The performance of the DART-MPI version degrades when there are data movements across nodes. Figure 6(b) shows benchmark results of a \(1024 \times 1024\) grid for 64, 128, 256 and 512 processes. The convergence time of the DART-MPI and OpenSHMEM versions decreases as the number of processes involved is increased, which suggests that DART-MPI and OpenSHMEM are more scalable than native MPI and UPC from the perspective of this benchmark.

5 Conclusions

DART-MPI is the runtime system for the PGAS-like C++ template library DASH and built on top of MPI-3 one-sided communication primitives. In this paper we present an optimized design of DART-MPI which uses the new MPI-3 shared-memory extension for intra-node communications. In essence, we nest MPI-3 shared-memory windows inside RMA windows to do direct load/store operations for intra-node transfers, and MPI-3 one-sided communication operations on the RMA windows for inter-node transfers.

We expect that this optimization will improve the performance of DART-MPI for intra-node communication. To verify this claim, we run three classes of benchmarks, namely low-level put/get benchmarks, a Random Access benchmark and a stencil application kernel on the Cray XC40 system. We evaluate the performance of DART-MPI against that of native MPI. In addition, we compare DART-MPI to OpenSHMEM and UPC as two other PGAS-like programming models. The results of the evaluation demonstrate, first, that DART-MPI performs significantly faster than MPI RMA when messages are transmitted within a single node, i.e., that our optimization of DART-MPI leads to a better intra-node communication performance, second, that the comparison to OpenSHMEM and UPC show that the performance improvement that is brought by our optimization makes DART-MPI comparable with UPC and OpenSHMEM. Additionally, our performance evaluation also shows, that for some relevant operations – especially the inter-node RMA operations – DART-MPI still performs slower than the alternative PGAS approaches.

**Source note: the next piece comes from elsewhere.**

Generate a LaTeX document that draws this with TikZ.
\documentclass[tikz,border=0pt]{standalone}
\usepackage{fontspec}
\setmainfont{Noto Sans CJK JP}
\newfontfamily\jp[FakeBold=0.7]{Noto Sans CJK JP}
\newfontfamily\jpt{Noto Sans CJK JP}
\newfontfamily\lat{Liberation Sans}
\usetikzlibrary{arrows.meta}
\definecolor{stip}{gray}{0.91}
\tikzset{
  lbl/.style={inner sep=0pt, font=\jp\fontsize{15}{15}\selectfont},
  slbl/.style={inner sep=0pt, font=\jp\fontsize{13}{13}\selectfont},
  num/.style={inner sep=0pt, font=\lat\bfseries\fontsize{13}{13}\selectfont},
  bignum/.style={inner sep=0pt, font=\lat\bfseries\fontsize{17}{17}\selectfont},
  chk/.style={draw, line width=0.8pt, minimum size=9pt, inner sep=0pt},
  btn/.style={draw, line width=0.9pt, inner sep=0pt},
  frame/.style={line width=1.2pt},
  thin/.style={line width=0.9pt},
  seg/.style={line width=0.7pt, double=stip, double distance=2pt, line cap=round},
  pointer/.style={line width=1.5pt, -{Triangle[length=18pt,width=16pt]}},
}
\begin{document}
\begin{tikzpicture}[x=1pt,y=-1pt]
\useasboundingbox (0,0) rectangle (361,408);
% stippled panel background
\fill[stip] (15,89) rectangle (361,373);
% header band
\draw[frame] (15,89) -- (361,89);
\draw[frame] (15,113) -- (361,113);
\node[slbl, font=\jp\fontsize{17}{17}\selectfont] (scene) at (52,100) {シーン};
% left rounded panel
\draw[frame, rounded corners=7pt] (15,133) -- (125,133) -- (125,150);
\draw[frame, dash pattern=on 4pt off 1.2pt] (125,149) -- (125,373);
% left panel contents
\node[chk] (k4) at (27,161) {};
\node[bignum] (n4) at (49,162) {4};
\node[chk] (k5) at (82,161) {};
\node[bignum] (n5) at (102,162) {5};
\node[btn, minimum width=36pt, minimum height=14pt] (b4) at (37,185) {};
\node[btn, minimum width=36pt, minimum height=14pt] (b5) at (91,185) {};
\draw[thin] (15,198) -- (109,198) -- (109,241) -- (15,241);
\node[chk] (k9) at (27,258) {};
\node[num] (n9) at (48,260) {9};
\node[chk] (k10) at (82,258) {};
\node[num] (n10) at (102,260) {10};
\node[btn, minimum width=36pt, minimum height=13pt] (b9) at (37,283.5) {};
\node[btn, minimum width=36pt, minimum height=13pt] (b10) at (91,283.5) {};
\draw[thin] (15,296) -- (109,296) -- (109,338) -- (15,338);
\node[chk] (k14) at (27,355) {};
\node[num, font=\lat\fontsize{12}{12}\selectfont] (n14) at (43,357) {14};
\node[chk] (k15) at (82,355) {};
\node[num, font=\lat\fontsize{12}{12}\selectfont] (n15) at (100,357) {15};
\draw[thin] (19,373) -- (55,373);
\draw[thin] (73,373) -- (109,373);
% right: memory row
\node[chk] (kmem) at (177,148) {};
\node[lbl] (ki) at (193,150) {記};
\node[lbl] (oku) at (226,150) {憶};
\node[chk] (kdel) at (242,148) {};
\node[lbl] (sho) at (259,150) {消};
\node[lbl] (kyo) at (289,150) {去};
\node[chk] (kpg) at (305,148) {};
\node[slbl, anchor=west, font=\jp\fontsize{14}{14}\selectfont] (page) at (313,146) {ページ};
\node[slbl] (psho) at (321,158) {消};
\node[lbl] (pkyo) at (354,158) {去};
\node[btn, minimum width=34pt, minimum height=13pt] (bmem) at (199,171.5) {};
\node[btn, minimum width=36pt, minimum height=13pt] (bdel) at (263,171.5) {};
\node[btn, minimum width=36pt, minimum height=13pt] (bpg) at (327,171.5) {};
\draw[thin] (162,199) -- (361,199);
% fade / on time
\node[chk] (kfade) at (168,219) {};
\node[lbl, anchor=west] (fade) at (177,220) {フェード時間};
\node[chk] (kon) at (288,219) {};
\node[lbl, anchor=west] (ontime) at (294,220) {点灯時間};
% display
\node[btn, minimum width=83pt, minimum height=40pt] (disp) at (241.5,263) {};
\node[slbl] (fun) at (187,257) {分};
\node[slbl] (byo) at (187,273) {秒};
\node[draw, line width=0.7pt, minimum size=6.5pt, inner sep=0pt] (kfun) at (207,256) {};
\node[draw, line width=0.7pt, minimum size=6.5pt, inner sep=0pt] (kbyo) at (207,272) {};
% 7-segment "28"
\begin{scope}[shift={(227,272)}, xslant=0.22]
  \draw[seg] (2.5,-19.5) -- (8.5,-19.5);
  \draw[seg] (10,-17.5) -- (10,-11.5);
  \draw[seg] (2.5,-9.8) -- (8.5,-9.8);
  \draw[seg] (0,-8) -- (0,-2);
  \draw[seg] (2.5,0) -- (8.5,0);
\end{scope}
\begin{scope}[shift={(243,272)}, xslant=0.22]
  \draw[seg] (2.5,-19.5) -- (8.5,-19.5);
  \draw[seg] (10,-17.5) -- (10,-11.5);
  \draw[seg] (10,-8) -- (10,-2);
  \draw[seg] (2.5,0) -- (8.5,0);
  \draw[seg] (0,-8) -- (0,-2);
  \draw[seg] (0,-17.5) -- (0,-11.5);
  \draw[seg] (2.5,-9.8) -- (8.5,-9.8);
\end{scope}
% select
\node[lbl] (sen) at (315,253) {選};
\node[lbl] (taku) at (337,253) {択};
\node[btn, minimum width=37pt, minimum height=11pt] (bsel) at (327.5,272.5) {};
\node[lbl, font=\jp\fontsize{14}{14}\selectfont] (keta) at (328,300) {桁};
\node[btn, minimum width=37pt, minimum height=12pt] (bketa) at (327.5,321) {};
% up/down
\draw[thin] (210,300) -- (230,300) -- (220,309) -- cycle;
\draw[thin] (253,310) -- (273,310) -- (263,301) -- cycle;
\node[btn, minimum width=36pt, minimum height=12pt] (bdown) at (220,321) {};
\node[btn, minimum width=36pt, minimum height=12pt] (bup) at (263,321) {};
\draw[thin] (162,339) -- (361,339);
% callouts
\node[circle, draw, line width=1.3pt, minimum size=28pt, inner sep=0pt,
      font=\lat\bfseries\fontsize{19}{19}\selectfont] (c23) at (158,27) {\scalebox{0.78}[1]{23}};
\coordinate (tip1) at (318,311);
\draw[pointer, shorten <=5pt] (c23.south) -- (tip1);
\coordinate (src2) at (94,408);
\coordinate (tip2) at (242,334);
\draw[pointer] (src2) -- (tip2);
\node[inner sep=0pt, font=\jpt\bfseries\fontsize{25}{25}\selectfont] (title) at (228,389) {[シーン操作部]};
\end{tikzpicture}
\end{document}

In this paper, we have only considered blocking RMA put and get operations. The current design of DART does not include an asynchronous progress engine, and therefore relies on other parts of the software stack to do progress as necessary for non-blocking operations. In particular, we rely on MPI for non-blocking RMA operations and thus see no benefit for non-blocking DART operations. An asynchronous progress engine which allows optimization of non-blocking intra-node transfers is a subject of further research.